Wyatt Martin, president of the Granite City Bank—which helped construct the Guidestones—said he was the only one to have met Christian in person. Martin told the magazine that Robert Christian wasn’t his real name and the man had told Martin to destroy all records and documents related to the project, and not disclose that information to anyone else.
“This fella showed up he was wearing a very nice, expensive suit, which made me take him a little more seriously. And he was well-spoken, obviously an educated person,” Martin told Wired.
Martin said that his group, which was not named, had been planning the Guidestones in secret for 20 years and wanted to always remain anonymous.
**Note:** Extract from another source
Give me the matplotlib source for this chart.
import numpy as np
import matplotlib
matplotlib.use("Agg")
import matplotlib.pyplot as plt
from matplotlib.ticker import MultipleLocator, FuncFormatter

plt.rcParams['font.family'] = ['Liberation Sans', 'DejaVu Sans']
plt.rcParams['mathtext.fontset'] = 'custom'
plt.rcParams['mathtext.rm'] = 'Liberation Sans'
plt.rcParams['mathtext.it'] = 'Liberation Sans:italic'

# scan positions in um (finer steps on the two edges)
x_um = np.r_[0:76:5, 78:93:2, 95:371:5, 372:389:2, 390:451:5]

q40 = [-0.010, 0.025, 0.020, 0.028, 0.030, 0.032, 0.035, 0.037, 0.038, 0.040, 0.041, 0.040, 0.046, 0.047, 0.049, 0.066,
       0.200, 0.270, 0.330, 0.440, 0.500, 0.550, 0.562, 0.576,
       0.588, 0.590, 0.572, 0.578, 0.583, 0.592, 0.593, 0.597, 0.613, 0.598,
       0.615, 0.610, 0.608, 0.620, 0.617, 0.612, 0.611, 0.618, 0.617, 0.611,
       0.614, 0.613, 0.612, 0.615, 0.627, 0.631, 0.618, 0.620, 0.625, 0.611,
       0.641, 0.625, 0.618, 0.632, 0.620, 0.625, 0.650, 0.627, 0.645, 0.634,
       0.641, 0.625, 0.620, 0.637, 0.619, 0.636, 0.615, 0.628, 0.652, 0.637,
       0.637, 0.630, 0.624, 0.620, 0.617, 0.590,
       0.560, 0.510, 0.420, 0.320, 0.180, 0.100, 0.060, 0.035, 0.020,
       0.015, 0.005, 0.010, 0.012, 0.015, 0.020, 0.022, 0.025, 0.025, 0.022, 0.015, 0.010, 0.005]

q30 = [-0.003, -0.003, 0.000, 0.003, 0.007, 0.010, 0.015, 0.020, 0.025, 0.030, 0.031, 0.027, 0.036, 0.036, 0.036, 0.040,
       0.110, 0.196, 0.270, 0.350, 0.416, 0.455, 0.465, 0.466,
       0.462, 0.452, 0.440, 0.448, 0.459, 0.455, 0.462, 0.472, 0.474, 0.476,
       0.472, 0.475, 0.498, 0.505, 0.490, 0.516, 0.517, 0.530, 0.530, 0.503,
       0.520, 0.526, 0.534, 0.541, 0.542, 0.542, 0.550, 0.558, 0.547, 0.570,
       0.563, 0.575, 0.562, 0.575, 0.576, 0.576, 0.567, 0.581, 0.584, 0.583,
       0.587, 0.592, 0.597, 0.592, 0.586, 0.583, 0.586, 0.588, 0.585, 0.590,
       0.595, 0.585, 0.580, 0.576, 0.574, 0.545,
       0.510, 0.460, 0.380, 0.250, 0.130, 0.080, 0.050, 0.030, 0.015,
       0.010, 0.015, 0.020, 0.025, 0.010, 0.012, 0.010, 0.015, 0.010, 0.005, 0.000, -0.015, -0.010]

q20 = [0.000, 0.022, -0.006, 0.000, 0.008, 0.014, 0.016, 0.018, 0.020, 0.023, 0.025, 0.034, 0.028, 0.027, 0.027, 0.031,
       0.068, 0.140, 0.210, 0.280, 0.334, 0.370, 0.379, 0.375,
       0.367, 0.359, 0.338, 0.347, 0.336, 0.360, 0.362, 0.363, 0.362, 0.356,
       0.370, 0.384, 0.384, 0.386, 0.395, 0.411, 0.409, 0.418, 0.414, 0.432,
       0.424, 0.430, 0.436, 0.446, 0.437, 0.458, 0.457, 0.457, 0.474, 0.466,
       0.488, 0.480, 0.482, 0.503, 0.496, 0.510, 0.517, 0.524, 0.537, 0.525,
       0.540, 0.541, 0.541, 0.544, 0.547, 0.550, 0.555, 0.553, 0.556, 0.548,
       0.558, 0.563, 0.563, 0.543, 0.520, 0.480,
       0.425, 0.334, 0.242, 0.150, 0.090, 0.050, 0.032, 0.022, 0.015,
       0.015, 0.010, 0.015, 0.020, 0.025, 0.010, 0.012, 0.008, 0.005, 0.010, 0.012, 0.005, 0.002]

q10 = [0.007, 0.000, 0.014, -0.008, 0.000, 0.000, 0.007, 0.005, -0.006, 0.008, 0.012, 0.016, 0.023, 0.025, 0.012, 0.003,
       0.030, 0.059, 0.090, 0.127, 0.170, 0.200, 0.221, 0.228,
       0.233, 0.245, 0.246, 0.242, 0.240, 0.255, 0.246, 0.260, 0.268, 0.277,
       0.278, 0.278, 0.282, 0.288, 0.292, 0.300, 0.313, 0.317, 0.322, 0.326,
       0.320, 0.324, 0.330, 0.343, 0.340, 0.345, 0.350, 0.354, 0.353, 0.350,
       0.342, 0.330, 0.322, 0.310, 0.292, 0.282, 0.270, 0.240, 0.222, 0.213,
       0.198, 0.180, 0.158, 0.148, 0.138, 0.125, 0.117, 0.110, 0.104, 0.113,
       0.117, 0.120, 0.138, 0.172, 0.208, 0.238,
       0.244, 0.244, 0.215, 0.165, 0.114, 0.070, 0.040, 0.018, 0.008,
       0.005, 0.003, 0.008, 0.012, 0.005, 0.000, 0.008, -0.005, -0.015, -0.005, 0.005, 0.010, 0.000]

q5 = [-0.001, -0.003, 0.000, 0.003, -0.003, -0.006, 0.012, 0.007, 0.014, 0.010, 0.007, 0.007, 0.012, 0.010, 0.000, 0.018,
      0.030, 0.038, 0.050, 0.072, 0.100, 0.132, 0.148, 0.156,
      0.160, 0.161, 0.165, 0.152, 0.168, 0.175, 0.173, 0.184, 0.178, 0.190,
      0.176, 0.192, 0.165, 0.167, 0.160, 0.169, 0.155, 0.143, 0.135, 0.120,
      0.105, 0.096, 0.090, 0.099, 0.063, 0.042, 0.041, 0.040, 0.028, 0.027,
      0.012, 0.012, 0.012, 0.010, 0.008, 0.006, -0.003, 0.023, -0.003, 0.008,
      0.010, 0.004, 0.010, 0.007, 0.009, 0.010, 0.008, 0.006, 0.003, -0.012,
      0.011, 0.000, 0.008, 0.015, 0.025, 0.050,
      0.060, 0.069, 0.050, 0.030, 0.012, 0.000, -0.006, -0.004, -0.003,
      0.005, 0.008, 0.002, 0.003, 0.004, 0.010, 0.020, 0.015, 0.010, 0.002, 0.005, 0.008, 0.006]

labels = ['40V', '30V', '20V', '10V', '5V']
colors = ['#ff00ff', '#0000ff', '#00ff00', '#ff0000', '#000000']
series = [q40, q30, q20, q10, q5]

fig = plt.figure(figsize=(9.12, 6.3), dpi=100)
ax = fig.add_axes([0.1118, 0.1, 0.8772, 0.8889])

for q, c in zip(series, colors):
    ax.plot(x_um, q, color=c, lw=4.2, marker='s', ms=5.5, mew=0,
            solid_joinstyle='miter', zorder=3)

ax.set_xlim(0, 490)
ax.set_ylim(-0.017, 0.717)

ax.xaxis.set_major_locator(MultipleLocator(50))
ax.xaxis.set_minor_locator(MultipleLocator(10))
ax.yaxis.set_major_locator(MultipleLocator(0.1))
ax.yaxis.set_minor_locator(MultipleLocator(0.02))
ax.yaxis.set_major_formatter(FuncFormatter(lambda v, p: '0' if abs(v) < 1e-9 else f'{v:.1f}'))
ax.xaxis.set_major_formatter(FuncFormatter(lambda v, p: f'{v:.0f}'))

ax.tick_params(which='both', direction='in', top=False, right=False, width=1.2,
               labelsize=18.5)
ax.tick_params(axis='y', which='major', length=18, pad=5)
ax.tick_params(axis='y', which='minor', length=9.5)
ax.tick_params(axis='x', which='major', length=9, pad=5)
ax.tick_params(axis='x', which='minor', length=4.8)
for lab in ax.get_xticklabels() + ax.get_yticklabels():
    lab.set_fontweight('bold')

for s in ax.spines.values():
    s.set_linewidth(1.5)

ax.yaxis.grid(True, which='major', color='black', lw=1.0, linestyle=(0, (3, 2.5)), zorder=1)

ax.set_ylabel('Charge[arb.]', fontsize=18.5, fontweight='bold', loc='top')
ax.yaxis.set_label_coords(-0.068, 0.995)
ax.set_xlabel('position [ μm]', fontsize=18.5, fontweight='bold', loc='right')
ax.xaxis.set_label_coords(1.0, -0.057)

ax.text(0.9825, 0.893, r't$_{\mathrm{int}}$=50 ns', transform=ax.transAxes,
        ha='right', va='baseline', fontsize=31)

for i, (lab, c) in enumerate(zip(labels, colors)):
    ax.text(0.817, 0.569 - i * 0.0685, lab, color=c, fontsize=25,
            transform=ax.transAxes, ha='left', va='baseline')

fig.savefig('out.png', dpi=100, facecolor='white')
“And when he told me what it was he and this group wanted to do, I just about fell over,” Martin said. “I told him, ‘I believe you’d be just as well off to take the money and throw it out in the street into the gutters.’ He just sort of looked at me and shook his head, like he felt kinda sorry for me, and said, ‘You don’t understand.'”
Martin also said that “Robert Christian” had the funds and ability to charter a private plane and wanted to spend that weekend scouting locations from the air, according to the interview.
“He said he was going to send the money from different banks across the country,” Martin added, “because he wanted to make sure it couldn’t be traced. He made it clear that he was very serious about secrecy.”
So far, no individual or organization has come forward to take responsibility for commissioning the building of the Guidestones.